-- Begin --

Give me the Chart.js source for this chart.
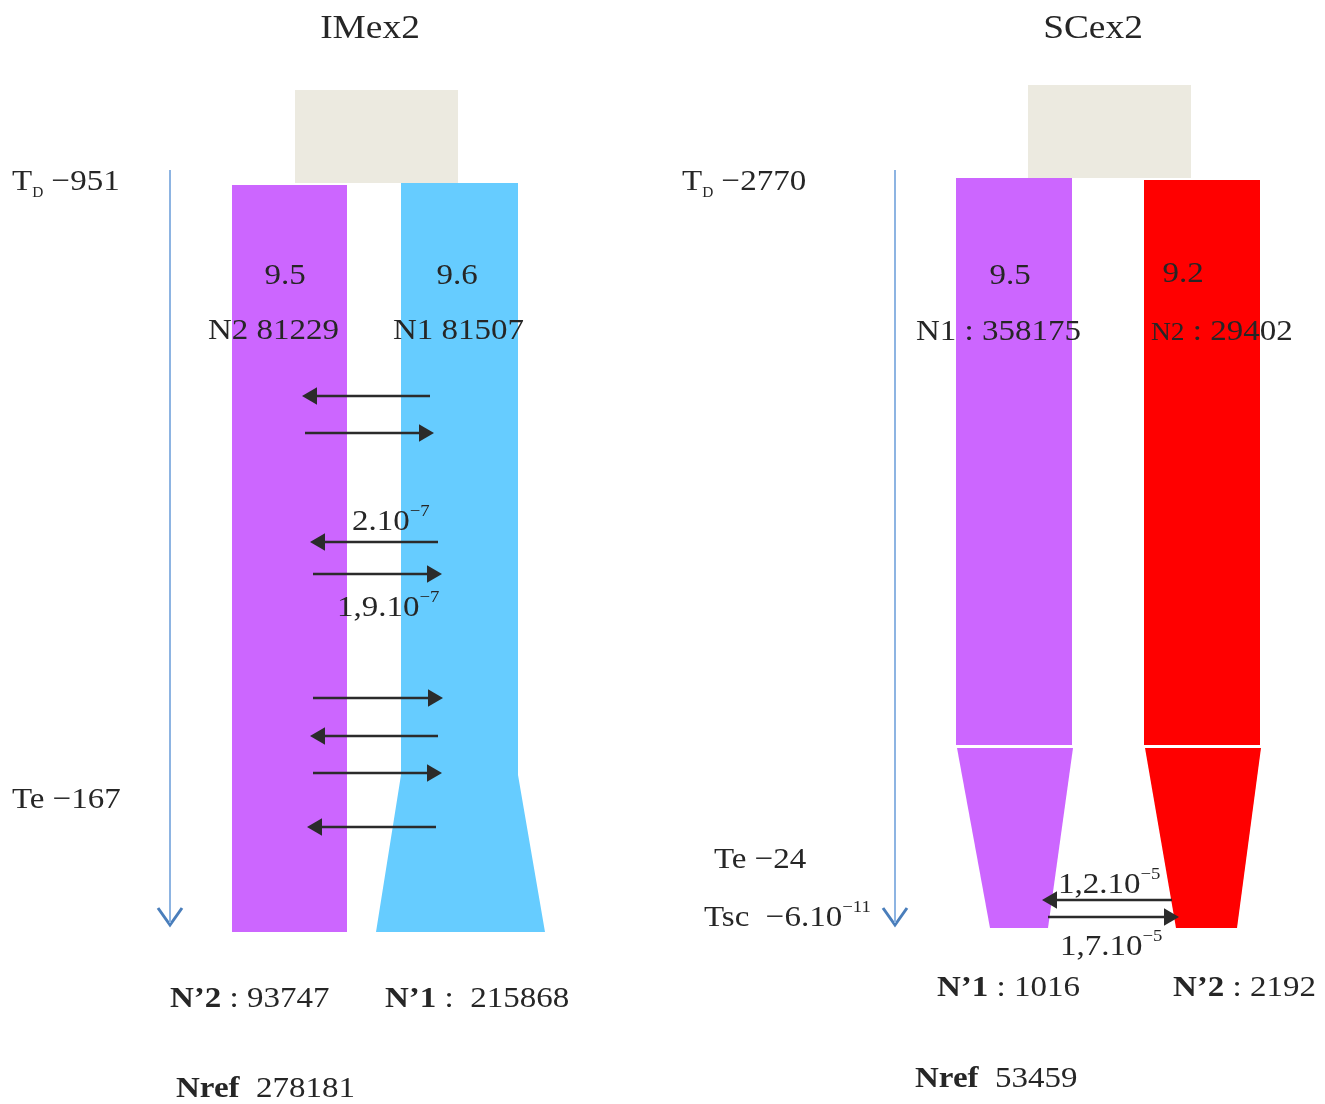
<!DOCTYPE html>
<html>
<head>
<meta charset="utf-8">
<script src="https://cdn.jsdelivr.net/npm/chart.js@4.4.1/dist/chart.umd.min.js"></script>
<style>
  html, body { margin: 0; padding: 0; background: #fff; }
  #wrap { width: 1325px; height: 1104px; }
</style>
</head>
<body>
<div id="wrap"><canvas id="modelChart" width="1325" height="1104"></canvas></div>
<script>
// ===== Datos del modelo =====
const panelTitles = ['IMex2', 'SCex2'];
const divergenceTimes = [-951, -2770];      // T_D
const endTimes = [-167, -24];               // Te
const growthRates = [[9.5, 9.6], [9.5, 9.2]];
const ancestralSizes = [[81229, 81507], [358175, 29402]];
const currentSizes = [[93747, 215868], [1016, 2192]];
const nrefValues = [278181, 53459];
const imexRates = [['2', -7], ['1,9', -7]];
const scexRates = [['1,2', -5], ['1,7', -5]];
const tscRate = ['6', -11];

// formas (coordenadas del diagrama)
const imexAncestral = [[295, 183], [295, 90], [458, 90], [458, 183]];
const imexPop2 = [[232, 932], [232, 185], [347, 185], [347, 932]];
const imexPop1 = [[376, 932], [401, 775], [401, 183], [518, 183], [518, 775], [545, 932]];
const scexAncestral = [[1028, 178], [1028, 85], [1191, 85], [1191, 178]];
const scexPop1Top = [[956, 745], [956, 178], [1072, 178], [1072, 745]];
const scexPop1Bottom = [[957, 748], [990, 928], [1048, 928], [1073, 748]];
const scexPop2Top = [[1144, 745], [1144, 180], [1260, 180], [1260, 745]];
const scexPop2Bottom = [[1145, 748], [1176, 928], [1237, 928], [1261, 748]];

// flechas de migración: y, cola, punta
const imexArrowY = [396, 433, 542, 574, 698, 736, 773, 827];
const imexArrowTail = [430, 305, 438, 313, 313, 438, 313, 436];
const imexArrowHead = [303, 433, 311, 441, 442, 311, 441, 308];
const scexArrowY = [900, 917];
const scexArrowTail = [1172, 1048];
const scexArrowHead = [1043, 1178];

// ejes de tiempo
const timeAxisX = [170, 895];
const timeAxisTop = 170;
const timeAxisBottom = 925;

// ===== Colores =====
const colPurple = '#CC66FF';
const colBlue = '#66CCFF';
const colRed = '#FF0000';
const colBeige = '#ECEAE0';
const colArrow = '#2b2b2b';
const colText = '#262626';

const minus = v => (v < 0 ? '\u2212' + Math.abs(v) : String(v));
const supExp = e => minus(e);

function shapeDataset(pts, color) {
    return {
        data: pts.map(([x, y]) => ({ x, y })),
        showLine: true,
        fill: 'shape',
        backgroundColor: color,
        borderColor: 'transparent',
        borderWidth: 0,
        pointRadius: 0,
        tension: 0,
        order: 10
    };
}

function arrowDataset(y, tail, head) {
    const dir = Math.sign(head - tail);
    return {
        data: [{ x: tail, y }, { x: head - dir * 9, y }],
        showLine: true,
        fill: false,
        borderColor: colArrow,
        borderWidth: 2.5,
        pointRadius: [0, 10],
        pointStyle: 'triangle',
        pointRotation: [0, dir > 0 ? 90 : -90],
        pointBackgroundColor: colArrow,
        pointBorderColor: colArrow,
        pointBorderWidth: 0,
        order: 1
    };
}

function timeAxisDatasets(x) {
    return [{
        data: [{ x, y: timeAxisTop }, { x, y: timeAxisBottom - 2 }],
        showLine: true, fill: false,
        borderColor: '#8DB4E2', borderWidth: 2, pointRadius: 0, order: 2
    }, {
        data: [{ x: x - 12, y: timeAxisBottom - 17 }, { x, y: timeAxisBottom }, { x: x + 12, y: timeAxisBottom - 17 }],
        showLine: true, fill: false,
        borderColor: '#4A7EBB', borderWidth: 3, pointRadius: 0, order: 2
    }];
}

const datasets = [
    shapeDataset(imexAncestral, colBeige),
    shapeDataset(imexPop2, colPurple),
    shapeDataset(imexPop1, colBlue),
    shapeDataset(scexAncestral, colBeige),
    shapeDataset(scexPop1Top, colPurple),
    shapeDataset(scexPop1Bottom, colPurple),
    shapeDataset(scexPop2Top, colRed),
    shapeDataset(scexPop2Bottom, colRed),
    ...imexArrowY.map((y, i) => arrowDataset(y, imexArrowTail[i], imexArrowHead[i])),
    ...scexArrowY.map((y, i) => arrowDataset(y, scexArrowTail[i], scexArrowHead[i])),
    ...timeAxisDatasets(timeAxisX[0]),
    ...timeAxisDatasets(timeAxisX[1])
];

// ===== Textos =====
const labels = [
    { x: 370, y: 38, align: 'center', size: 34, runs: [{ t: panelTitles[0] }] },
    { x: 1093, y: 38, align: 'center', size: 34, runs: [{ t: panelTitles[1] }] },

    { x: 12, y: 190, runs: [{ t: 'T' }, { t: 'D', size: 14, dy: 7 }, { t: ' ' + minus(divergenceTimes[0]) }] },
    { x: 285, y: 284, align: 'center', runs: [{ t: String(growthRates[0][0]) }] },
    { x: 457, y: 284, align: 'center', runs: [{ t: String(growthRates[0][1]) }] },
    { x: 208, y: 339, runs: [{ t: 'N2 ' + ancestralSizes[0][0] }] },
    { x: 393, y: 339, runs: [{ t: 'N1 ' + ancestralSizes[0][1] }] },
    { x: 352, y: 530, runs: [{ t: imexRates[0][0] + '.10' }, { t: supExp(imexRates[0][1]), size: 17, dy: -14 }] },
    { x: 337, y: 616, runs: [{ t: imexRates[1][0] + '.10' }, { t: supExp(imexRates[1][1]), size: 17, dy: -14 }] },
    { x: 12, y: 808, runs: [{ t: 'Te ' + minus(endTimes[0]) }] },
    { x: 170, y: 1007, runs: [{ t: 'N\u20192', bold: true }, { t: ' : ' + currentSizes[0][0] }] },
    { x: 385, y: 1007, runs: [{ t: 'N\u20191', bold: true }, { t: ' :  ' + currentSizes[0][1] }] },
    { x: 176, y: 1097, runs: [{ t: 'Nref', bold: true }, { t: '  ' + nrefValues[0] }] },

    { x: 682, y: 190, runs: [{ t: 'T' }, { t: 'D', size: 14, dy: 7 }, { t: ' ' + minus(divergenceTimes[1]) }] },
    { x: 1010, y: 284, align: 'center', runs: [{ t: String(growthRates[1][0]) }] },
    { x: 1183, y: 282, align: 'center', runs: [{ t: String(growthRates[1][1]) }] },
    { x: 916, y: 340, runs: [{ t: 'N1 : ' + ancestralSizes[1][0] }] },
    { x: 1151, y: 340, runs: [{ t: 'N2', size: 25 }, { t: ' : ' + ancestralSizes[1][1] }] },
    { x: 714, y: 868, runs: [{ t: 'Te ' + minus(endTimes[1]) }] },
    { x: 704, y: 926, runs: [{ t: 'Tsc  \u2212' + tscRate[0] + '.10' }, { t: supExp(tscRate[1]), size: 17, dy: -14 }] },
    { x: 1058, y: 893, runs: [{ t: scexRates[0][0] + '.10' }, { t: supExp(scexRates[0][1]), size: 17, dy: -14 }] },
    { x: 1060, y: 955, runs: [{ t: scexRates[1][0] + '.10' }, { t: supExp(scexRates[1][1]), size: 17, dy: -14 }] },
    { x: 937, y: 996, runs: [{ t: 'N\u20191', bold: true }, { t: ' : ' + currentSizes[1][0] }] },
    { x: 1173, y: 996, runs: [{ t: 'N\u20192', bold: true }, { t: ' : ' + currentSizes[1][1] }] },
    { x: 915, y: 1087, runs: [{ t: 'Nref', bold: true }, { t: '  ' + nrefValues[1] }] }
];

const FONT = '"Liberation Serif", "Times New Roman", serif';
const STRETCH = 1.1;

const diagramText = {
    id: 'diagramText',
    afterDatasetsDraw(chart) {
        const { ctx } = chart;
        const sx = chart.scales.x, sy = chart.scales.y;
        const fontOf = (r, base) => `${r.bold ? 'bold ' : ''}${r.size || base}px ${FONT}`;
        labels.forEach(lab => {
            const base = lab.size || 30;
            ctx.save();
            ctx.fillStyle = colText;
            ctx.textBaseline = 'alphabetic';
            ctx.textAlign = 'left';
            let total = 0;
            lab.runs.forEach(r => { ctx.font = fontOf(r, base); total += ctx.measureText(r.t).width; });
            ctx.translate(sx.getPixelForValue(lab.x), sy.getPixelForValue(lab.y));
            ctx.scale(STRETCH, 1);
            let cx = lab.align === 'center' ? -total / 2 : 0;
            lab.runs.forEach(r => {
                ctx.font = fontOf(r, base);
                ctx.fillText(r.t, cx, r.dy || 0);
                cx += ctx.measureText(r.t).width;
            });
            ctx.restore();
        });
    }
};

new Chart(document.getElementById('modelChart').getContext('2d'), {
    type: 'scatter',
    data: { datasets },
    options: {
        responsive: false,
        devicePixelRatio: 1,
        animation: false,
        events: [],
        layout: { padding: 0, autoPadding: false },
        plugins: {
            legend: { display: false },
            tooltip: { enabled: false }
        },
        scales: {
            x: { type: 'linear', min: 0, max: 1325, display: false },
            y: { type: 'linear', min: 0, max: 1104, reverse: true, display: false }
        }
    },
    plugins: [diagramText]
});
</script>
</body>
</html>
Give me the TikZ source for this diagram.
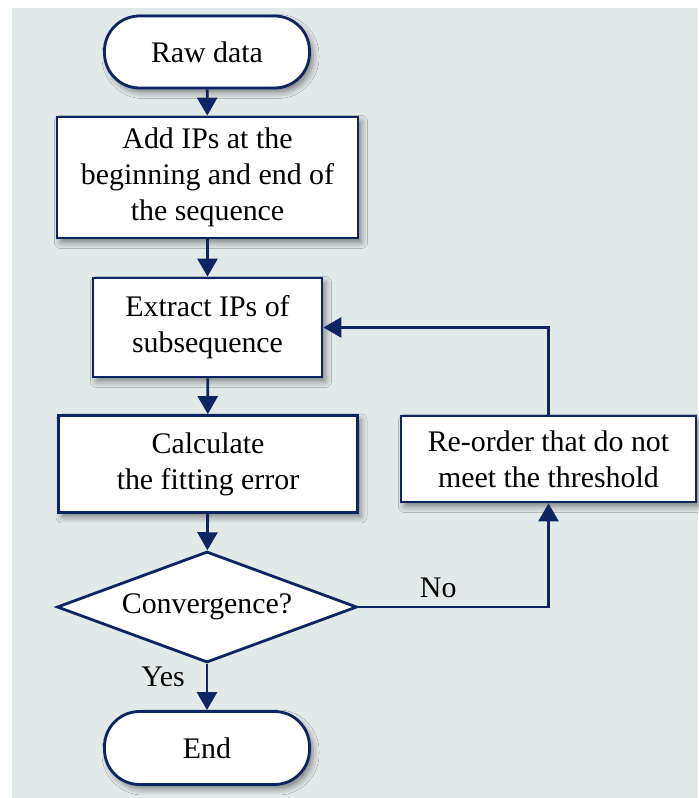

-- End --

**Task to carry out**: Every line from the top of the entries through the line that holds "const tscRate = ['6', -11];" is to be quoted exactly, please, and nothing else; omit the pictures.

**Correct output**:
Give me the Chart.js source for this chart.
<!DOCTYPE html>
<html>
<head>
<meta charset="utf-8">
<script src="https://cdn.jsdelivr.net/npm/chart.js@4.4.1/dist/chart.umd.min.js"></script>
<style>
  html, body { margin: 0; padding: 0; background: #fff; }
  #wrap { width: 1325px; height: 1104px; }
</style>
</head>
<body>
<div id="wrap"><canvas id="modelChart" width="1325" height="1104"></canvas></div>
<script>
// ===== Datos del modelo =====
const panelTitles = ['IMex2', 'SCex2'];
const divergenceTimes = [-951, -2770];      // T_D
const endTimes = [-167, -24];               // Te
const growthRates = [[9.5, 9.6], [9.5, 9.2]];
const ancestralSizes = [[81229, 81507], [358175, 29402]];
const currentSizes = [[93747, 215868], [1016, 2192]];
const nrefValues = [278181, 53459];
const imexRates = [['2', -7], ['1,9', -7]];
const scexRates = [['1,2', -5], ['1,7', -5]];
const tscRate = ['6', -11];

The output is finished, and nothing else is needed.